[Start Data segment]
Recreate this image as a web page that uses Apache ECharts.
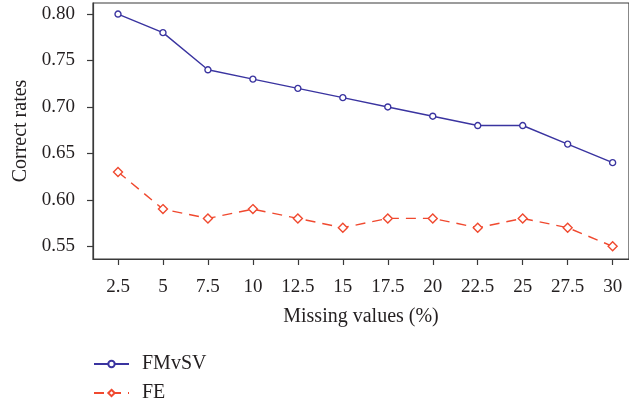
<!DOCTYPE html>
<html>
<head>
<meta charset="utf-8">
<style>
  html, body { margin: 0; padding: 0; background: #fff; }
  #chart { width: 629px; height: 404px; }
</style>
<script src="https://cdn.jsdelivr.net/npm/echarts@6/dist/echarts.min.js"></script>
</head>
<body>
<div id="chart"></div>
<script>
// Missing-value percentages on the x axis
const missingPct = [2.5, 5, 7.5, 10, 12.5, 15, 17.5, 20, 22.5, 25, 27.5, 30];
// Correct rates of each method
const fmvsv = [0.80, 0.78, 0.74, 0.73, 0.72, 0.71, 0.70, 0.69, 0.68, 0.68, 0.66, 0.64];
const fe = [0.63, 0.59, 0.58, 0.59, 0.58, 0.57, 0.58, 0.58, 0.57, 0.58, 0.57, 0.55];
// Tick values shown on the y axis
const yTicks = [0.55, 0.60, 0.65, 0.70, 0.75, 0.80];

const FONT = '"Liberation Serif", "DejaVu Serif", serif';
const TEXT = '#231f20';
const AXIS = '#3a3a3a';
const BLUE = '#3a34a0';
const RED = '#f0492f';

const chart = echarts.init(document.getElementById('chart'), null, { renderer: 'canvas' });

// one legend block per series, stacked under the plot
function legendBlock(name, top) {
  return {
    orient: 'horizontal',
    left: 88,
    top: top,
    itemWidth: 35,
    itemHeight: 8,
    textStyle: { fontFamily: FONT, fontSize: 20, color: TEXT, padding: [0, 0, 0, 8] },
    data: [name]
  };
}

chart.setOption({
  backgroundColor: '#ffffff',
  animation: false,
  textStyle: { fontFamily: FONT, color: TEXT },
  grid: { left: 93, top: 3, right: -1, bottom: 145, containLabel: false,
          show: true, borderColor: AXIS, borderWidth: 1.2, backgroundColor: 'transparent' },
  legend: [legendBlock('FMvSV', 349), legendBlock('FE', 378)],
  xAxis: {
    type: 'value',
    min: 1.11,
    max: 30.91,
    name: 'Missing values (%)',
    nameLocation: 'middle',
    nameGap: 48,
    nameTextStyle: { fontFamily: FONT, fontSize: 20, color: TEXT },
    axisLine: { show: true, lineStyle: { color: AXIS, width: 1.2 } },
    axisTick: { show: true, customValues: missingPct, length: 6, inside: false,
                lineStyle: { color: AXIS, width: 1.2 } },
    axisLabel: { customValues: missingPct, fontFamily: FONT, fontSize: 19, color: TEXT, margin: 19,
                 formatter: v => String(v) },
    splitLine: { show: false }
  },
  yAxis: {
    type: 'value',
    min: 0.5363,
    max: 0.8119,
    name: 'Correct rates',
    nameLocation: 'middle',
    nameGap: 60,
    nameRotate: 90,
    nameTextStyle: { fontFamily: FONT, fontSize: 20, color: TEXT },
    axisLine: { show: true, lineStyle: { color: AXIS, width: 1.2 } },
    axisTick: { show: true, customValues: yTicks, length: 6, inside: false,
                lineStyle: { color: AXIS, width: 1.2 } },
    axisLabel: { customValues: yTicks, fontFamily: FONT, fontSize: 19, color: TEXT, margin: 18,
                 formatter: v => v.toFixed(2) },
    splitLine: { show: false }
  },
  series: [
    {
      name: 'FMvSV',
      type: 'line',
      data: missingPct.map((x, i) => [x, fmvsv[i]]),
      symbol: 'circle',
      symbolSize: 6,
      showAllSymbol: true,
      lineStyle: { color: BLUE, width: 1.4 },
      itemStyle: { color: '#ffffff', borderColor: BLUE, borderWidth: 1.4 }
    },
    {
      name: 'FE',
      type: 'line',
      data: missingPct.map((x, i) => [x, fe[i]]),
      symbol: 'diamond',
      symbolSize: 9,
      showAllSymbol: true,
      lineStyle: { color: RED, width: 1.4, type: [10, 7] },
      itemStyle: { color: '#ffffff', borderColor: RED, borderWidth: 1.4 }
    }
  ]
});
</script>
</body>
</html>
[End Data segment]
Repeat the material above word for word, please, apart from its images.

Result of this exercise:
Recreate this image as a web page that uses Apache ECharts.
<!DOCTYPE html>
<html>
<head>
<meta charset="utf-8">
<style>
  html, body { margin: 0; padding: 0; background: #fff; }
  #chart { width: 629px; height: 404px; }
</style>
<script src="https://cdn.jsdelivr.net/npm/echarts@6/dist/echarts.min.js"></script>
</head>
<body>
<div id="chart"></div>
<script>
// Missing-value percentages on the x axis
const missingPct = [2.5, 5, 7.5, 10, 12.5, 15, 17.5, 20, 22.5, 25, 27.5, 30];
// Correct rates of each method
const fmvsv = [0.80, 0.78, 0.74, 0.73, 0.72, 0.71, 0.70, 0.69, 0.68, 0.68, 0.66, 0.64];
const fe = [0.63, 0.59, 0.58, 0.59, 0.58, 0.57, 0.58, 0.58, 0.57, 0.58, 0.57, 0.55];
// Tick values shown on the y axis
const yTicks = [0.55, 0.60, 0.65, 0.70, 0.75, 0.80];

const FONT = '"Liberation Serif", "DejaVu Serif", serif';
const TEXT = '#231f20';
const AXIS = '#3a3a3a';
const BLUE = '#3a34a0';
const RED = '#f0492f';

const chart = echarts.init(document.getElementById('chart'), null, { renderer: 'canvas' });

// one legend block per series, stacked under the plot
function legendBlock(name, top) {
  return {
    orient: 'horizontal',
    left: 88,
    top: top,
    itemWidth: 35,
    itemHeight: 8,
    textStyle: { fontFamily: FONT, fontSize: 20, color: TEXT, padding: [0, 0, 0, 8] },
    data: [name]
  };
}

chart.setOption({
  backgroundColor: '#ffffff',
  animation: false,
  textStyle: { fontFamily: FONT, color: TEXT },
  grid: { left: 93, top: 3, right: -1, bottom: 145, containLabel: false,
          show: true, borderColor: AXIS, borderWidth: 1.2, backgroundColor: 'transparent' },
  legend: [legendBlock('FMvSV', 349), legendBlock('FE', 378)],
  xAxis: {
    type: 'value',
    min: 1.11,
    max: 30.91,
    name: 'Missing values (%)',
    nameLocation: 'middle',
    nameGap: 48,
    nameTextStyle: { fontFamily: FONT, fontSize: 20, color: TEXT },
    axisLine: { show: true, lineStyle: { color: AXIS, width: 1.2 } },
    axisTick: { show: true, customValues: missingPct, length: 6, inside: false,
                lineStyle: { color: AXIS, width: 1.2 } },
    axisLabel: { customValues: missingPct, fontFamily: FONT, fontSize: 19, color: TEXT, margin: 19,
                 formatter: v => String(v) },
    splitLine: { show: false }
  },
  yAxis: {
    type: 'value',
    min: 0.5363,
    max: 0.8119,
    name: 'Correct rates',
    nameLocation: 'middle',
    nameGap: 60,
    nameRotate: 90,
    nameTextStyle: { fontFamily: FONT, fontSize: 20, color: TEXT },
    axisLine: { show: true, lineStyle: { color: AXIS, width: 1.2 } },
    axisTick: { show: true, customValues: yTicks, length: 6, inside: false,
                lineStyle: { color: AXIS, width: 1.2 } },
    axisLabel: { customValues: yTicks, fontFamily: FONT, fontSize: 19, color: TEXT, margin: 18,
                 formatter: v => v.toFixed(2) },
    splitLine: { show: false }
  },
  series: [
    {
      name: 'FMvSV',
      type: 'line',
      data: missingPct.map((x, i) => [x, fmvsv[i]]),
      symbol: 'circle',
      symbolSize: 6,
      showAllSymbol: true,
      lineStyle: { color: BLUE, width: 1.4 },
      itemStyle: { color: '#ffffff', borderColor: BLUE, borderWidth: 1.4 }
    },
    {
      name: 'FE',
      type: 'line',
      data: missingPct.map((x, i) => [x, fe[i]]),
      symbol: 'diamond',
      symbolSize: 9,
      showAllSymbol: true,
      lineStyle: { color: RED, width: 1.4, type: [10, 7] },
      itemStyle: { color: '#ffffff', borderColor: RED, borderWidth: 1.4 }
    }
  ]
});
</script>
</body>
</html>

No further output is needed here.